Il est un fait que dans toute cette histoire une des instances les plus satisfaites doit être la Commission européenne. Mise hors jeu dès le départ par les négociations initiées par l’Allemagne, elle l’est toujours aujourd’hui. Mais elle n’est plus la seule. Tous les Etats européens ont été renvoyés sur la touche par la décision prise dans un bureau de Detroit. En outre, elle ne doit plus s’occuper des aides illégales, puisque celles-ci n’ont toujours pas été octroyées, excepté ce crédit de soutien et de court terme pour empêcher la faillite immédiate d’Opel.

 Cela rime à quoi ?

L’affaire devrait nous faire réfléchir sur la société dans laquelle on vit. Sans doute la crise incite à agir dans l’urgence : il faut sauver des emplois à tout prix ; le rapport de forces ne nous est pas tout à fait favorable, que doit-on céder pour garder nos postes ? pourquoi ne pas gratter un peu de salaire, travailler un peu plus longtemps, un peu plus vite, si c’est la condition pour conserver son job ? un emploi à temps partiel n’est-il pas mieux que le chômage ?

Pourtant, c’est aussi l’occasion d’aller plus loin. Parce que le capitalisme ne crée plus les richesses pour tous. En fait, il n’en a jamais été question. Mais, au moment de la récession, le système n’apparaît plus comme au temps de sa splendeur avec des chiffres de croissance qui font la joie des actionnaires et des dirigeants des grandes entreprises. Quelque chose s’est enrayé. Un grain de sable s’est glissé dans la belle mécanique bien huilée. Mais quoi ?
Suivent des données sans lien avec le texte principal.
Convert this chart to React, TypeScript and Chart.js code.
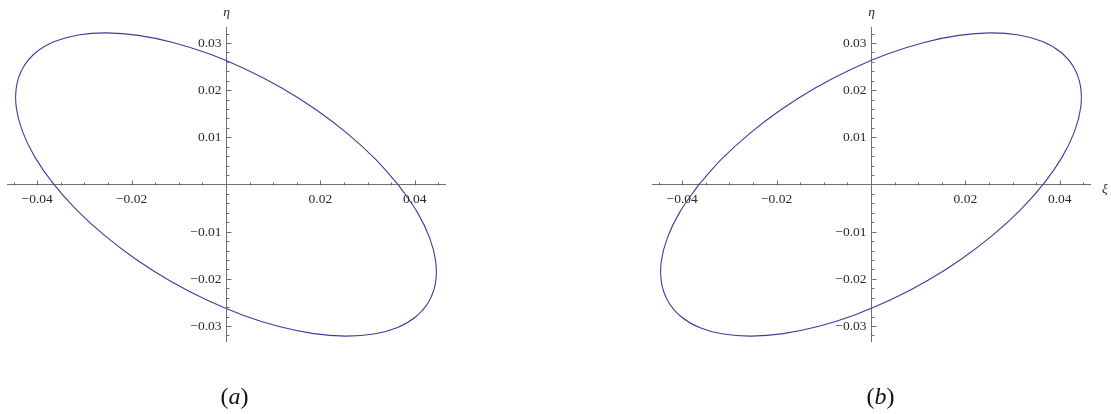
import React, { useEffect, useRef } from "react";
import { Chart, registerables } from "chart.js";

Chart.register(...registerables);

// ---------- data ----------
const xRange = [-0.0464, 0.0464];
const yRange = [-0.0333, 0.0333];

const xMajorTicks = [-0.04, -0.02, 0.02, 0.04];
const xMajorLabels = ["\u22120.04", "\u22120.02", "0.02", "0.04"];
const xMinorTicks = [
  -0.045, -0.035, -0.03, -0.025, -0.015, -0.01, -0.005, 0.005, 0.01, 0.015,
  0.025, 0.03, 0.035, 0.045,
];
const yMajorTicks = [-0.03, -0.02, -0.01, 0.01, 0.02, 0.03];
const yMajorLabels = ["\u22120.03", "\u22120.02", "\u22120.01", "0.01", "0.02", "0.03"];
const yMinorTicks = [
  -0.032, -0.028, -0.026, -0.024, -0.022, -0.018, -0.016, -0.014, -0.012,
  -0.008, -0.006, -0.004, -0.002, 0.002, 0.004, 0.006, 0.008, 0.012, 0.014,
  0.016, 0.018, 0.022, 0.024, 0.026, 0.028, 0.032,
];

// panel (a): ellipse tilted downward (closed loop, starts/ends on the xi-axis crossing)
const ellipseA_xi = [
  0.03668, 0.03172, 0.0258, 0.0191, 0.01182, 0.00417, -0.0036, -0.01126,
  -0.01858, -0.02533, -0.03131, -0.03635, -0.04028, -0.04298, -0.04438,
  -0.04443, -0.04313, -0.04052, -0.03668, -0.03172, -0.0258, -0.0191,
  -0.01182, -0.00417, 0.0036, 0.01126, 0.01858, 0.02533, 0.03131, 0.03635,
  0.04028, 0.04298, 0.04438, 0.04443, 0.04313, 0.04052, 0.03668,
];
const ellipseA_eta = [
  -0.00028, 0.00532, 0.01074, 0.01584, 0.02046, 0.02446, 0.02772, 0.03013,
  0.03163, 0.03216, 0.03172, 0.03032, 0.02799, 0.02482, 0.02088, 0.01632,
  0.01126, 0.00586, 0.00028, -0.00532, -0.01074, -0.01584, -0.02046,
  -0.02446, -0.02772, -0.03013, -0.03163, -0.03216, -0.03172, -0.03032,
  -0.02799, -0.02482, -0.02088, -0.01632, -0.01126, -0.00586, -0.00028,
];

// panel (b): ellipse tilted upward
const ellipseB_xi = [
  -0.03668, -0.03172, -0.0258, -0.0191, -0.01182, -0.00417, 0.0036, 0.01126,
  0.01858, 0.02533, 0.03131, 0.03635, 0.04028, 0.04298, 0.04438, 0.04443,
  0.04313, 0.04052, 0.03668, 0.03172, 0.0258, 0.0191, 0.01182, 0.00417,
  -0.0036, -0.01126, -0.01858, -0.02533, -0.03131, -0.03635, -0.04028,
  -0.04298, -0.04438, -0.04443, -0.04313, -0.04052, -0.03668,
];
const ellipseB_eta = [
  -0.00028, 0.00532, 0.01074, 0.01584, 0.02046, 0.02446, 0.02772, 0.03013,
  0.03163, 0.03216, 0.03172, 0.03032, 0.02799, 0.02482, 0.02088, 0.01632,
  0.01126, 0.00586, 0.00028, -0.00532, -0.01074, -0.01584, -0.02046,
  -0.02446, -0.02772, -0.03013, -0.03163, -0.03216, -0.03172, -0.03032,
  -0.02799, -0.02482, -0.02088, -0.01632, -0.01126, -0.00586, -0.00028,
];

// ---------- styles ----------
const AXIS_COLOR = "#707070";
const TEXT_COLOR = "#2a2a2a";
const CURVE_COLOR = "#3d3d99";
const SERIF = '"Liberation Serif", "DejaVu Serif", serif';

const axesPlugin = {
  id: "mmaAxes",
  afterDraw(chart: any, _args: any, opts: any) {
    const ctx = chart.ctx as CanvasRenderingContext2D;
    const xs = chart.scales.x;
    const ys = chart.scales.y;
    const area = chart.chartArea;
    const x0 = Math.round(xs.getPixelForValue(0)) + 0.5;
    const y0 = Math.round(ys.getPixelForValue(0)) + 0.5;
    ctx.save();
    ctx.strokeStyle = AXIS_COLOR;
    ctx.lineWidth = 1;
    ctx.beginPath();
    const xt = (v: number, len: number) => {
      const p = Math.round(xs.getPixelForValue(v)) + 0.5;
      ctx.moveTo(p, y0);
      ctx.lineTo(p, y0 - len);
    };
    const yt = (v: number, len: number) => {
      const p = Math.round(ys.getPixelForValue(v)) + 0.5;
      ctx.moveTo(x0, p);
      ctx.lineTo(x0 + len, p);
    };
    xMajorTicks.forEach((v) => xt(v, 5));
    xMinorTicks.forEach((v) => xt(v, 3));
    yMajorTicks.forEach((v) => yt(v, 5));
    yMinorTicks.forEach((v) => yt(v, 3));
    ctx.stroke();

    ctx.fillStyle = TEXT_COLOR;
    ctx.font = `13.5px ${SERIF}`;
    ctx.textAlign = "center";
    ctx.textBaseline = "middle";
    xMajorTicks.forEach((v, i) => {
      ctx.fillText(xMajorLabels[i], xs.getPixelForValue(v), y0 + 13.5);
    });
    ctx.textAlign = "right";
    yMajorTicks.forEach((v, i) => {
      ctx.fillText(yMajorLabels[i], x0 - 5, ys.getPixelForValue(v) + 0.5);
    });
    ctx.font = `italic 13.5px ${SERIF}`;
    ctx.textAlign = "center";
    ctx.fillText("\u03b7", x0, area.top - 15);
    if (opts && opts.showXi) {
      ctx.fillText("\u03be", area.right + 15, y0 + 4);
    }
    ctx.restore();
  },
};

type PanelProps = {
  xi: number[];
  eta: number[];
  left: number;
  width: number;
  padding: { left: number; right: number; top: number; bottom: number };
  showXi: boolean;
};

function Panel({ xi, eta, left, width, padding, showXi }: PanelProps) {
  const ref = useRef<HTMLCanvasElement | null>(null);
  useEffect(() => {
    if (!ref.current) return;
    const chart = new Chart(ref.current, {
      type: "scatter",
      data: {
        datasets: [
          {
            data: xi.map((x, i) => ({ x, y: eta[i] })),
            showLine: true,
            borderColor: CURVE_COLOR,
            borderWidth: 1.1,
            pointRadius: 0,
            tension: 0.35,
            fill: false,
          },
        ],
      },
      options: {
        animation: false,
        responsive: false,
        devicePixelRatio: 1,
        layout: { padding },
        plugins: {
          legend: { display: false },
          tooltip: { enabled: false },
          mmaAxes: { showXi },
        } as any,
        scales: {
          x: {
            type: "linear",
            min: xRange[0],
            max: xRange[1],
            position: { y: 0 } as any,
            grid: { display: true, drawOnChartArea: false, drawTicks: false },
            border: { display: true, color: AXIS_COLOR, width: 1 },
            ticks: { display: false },
          },
          y: {
            type: "linear",
            min: yRange[0],
            max: yRange[1],
            position: { x: 0 } as any,
            grid: { display: true, drawOnChartArea: false, drawTicks: false },
            border: { display: true, color: AXIS_COLOR, width: 1 },
            ticks: { display: false },
          },
        },
      },
      plugins: [axesPlugin],
    });
    return () => chart.destroy();
  }, []);
  return (
    <canvas
      ref={ref}
      width={width}
      height={414}
      style={{ position: "absolute", left, top: 0, width, height: 414 }}
    />
  );
}

const captionStyle = (center: number): React.CSSProperties => ({
  position: "absolute",
  left: center - 50,
  width: 100,
  top: 383,
  lineHeight: "26px",
  fontSize: 24,
  fontFamily: SERIF,
  textAlign: "center",
  color: "#111",
});

export default function App() {
  return (
    <div
      style={{
        position: "absolute",
        left: 0,
        top: 0,
        width: 1111,
        height: 414,
        background: "#fff",
        overflow: "hidden",
      }}
    >
      <Panel
        xi={ellipseA_xi}
        eta={ellipseA_eta}
        left={0}
        width={555}
        padding={{ left: 7, right: 110, top: 27.5, bottom: 72.5 }}
        showXi={false}
      />
      <Panel
        xi={ellipseB_xi}
        eta={ellipseB_eta}
        left={555}
        width={556}
        padding={{ left: 97, right: 21, top: 27.5, bottom: 72.5 }}
        showXi={true}
      />
      <div style={captionStyle(234.5)}>
        (<i>a</i>)
      </div>
      <div style={captionStyle(880.5)}>
        (<i>b</i>)
      </div>
    </div>
  );
}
Les principaux médias peuvent essayer de convaincre que la récession est venue d’un dysfonctionnement anormal de la finance ou de l’immobilier – déjà, ce dérèglement ne cessant de se répéter, son caractère anormal prend toutes les couleurs de la normalité. Mais, dans l’automobile (et dans bien d’autres secteurs), ces raisonnements ne tiennent pas la route. Pourquoi y a-t-il de telles surcapacités, notamment en Europe et aux Etats-Unis ? A cause de la finance ? De la crise des subprimes ? Et pourquoi faut-il restructurer en supprimant là un quart, ici un tiers des emplois ? En quoi les salariés d’un groupe portent-ils une responsabilité dans la crise ? Pourquoi doivent-ils en payer les pots cassés ? Et pourquoi, d’une façon générale, les actionnaires s’enrichissent-ils en plaçant de l’argent, alors que les travailleurs s’épuisent dans un labeur souvent stressant et harassant, sans jamais gagner quoi que ce soit ?

C’est donc le temps de réfléchir à une autre société. Car celle-ci, en poursuivant sur les voies qu’elle s’est tracées, mène à davantage de misère sociale, de dangers écologiques et nous prépare soit à un approfondissement de la récession actuelle, soit à d’autres crises plus graves, plus dangereuses.